The scene couldn't have been more perfect for Republicans. An African American woman, the chief financial officer of AmVets, voiced her weariness from constantly standing up for him. "I'm exhausted of defending you, defending your administration, defending the mantle of change that I voted for, and deeply disappointed with where we are right now," Hart said at a town hall event set up by the White House. Her comment was telling: the Democratic base that delivered Obama's victory in 2008 didn't show up in the same numbers on Election Day, and now Obama is dealing with a revolt by liberals over a tax cut deal he cut with Republicans. What's more, Hart has since lost her job.

Oct. 4 -- Christine O'Donnell debuts her "I am Not a Witch" ad

More than any other ad from this election cycle, the Delaware GOP Senate candidate's first ad will remain in our collective memories for years to come. When your first message in a general election is focused on reassuring people that you are not a sorcerer, you probably have some issues (Tape had surfaced of O'Donnell saying during a TV appearance in the 1990s that she had "dabbled in withcraft").
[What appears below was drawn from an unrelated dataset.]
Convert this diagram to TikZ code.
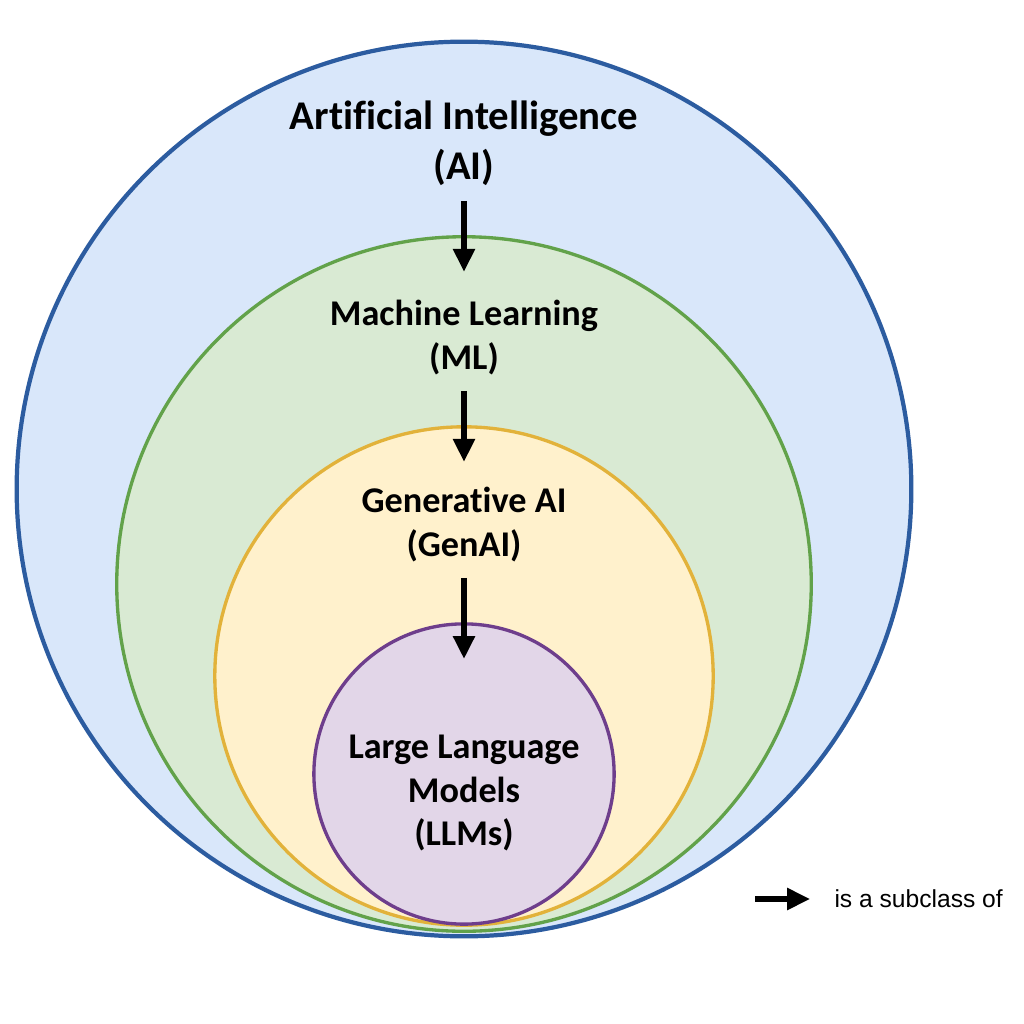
\documentclass[tikz,border=0pt]{standalone}
\usepackage{fontspec}
\setmainfont{Carlito}[Ligatures=NoCommon]
\newfontfamily\keyfont{Liberation Sans}
\usetikzlibrary{arrows.meta,positioning}

\definecolor{aiFill}{RGB}{217,231,250}
\definecolor{aiLine}{RGB}{44,92,160}
\definecolor{mlFill}{RGB}{217,234,211}
\definecolor{mlLine}{RGB}{98,162,74}
\definecolor{genFill}{RGB}{255,241,204}
\definecolor{genLine}{RGB}{226,178,58}
\definecolor{llmFill}{RGB}{226,214,232}
\definecolor{llmLine}{RGB}{110,62,140}

\begin{document}
\begin{tikzpicture}[x=.01cm,y=-.01cm,line width=.85pt,
 ring/.style={circle,inner sep=0pt,outer sep=0pt},
 lbl/.style={font=\bfseries\fontsize{10.3}{12.5}\selectfont,align=center,inner sep=2pt},
 subof/.style={-{Triangle[length=6.5pt,width=6pt]},line width=1.5pt,shorten <=2pt,shorten >=-.35cm}]
\useasboundingbox (0,0) rectangle (1024,1024);
\fill[white] (0,0) rectangle (1024,1024);
% nested sets
\foreach \name/\cy/\r/\lw in {ai/489/447/1.2pt,ml/584/347/.95pt,gen/676/249/.95pt,llm/774/150/.95pt}{
 \node[ring,draw=\name Line,fill=\name Fill,line width=\lw,minimum size=\r*.02cm] (\name) at (464,\cy) {};
}
% labels
\node[lbl,font=\bfseries\fontsize{11.6}{14.2}\selectfont] (aiT) at (464,143) {Artificial Intelligence\\(AI)};
\node[lbl] (mlT) at (464,338) {Machine Learning\\(ML)};
\node[lbl] (genT) at (464,525) {Generative AI\\(GenAI)};
\node[lbl] (llmT) at (464,793) {Large Language\\Models\\(LLMs)};
% subclass arrows
\draw[subof] (aiT) -- (ml);
\draw[subof] (mlT) -- (gen);
\draw[subof] (genT) -- (llm);
% key
\node[anchor=west,font=\keyfont\fontsize{7}{8}\selectfont,inner sep=0pt] (key) at (833,899) {is a subclass of};
\coordinate (keytail) at (755,899);
\draw[subof,shorten <=0pt,shorten >=.23cm] (keytail) -- (key.west);
\end{tikzpicture}
\end{document}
The ad was lampooned to no end -- even spoofed on Saturday Night Live. After pulling a shocking upset of Rep. Mike Castle in the primary, O'Donnell's campaign went nowhere. But it won't soon be forgotten.

Nov. 2 -- Sen. Harry Reid defeats Sharron Angle

The Senate majority leader's victory paved that way for Democrats to keep the Senate, even as they endured a drubbing in the House. Reid came into the race deeply unpopular and in need of a miracle. He got it, in the form of tea partier Angle as the GOP nominee, and he went on to a surprisingly comfortable six-point victory in the most closely watched and expensive Senate campaign in the country. Democrats also pulled out tight races in three other western states -- California, Colorado and Washington -- to maintain control of the all-important Senate. While Republicans taking over the House was more than notable, the real question on Election Day was whether the Senate would fall. It did not.

Nov. 5 -- Nancy Pelosi announces run for minority leader

Her part chastened in the 2010 election, the dethroned House speaker was expected, as other ousted speakers had done, to fade quietly into the background. The question, it seemed, was whether she would even serve out the term she had just won in her reelection campaign. Then Pelosi stunned the political world, saying she would run for minority leader in the 112th Congress. After a healthy dose of hesitation from the party rank and file, she succeeded. And now Democrats are stuck with their unpopular leader, for good or ill.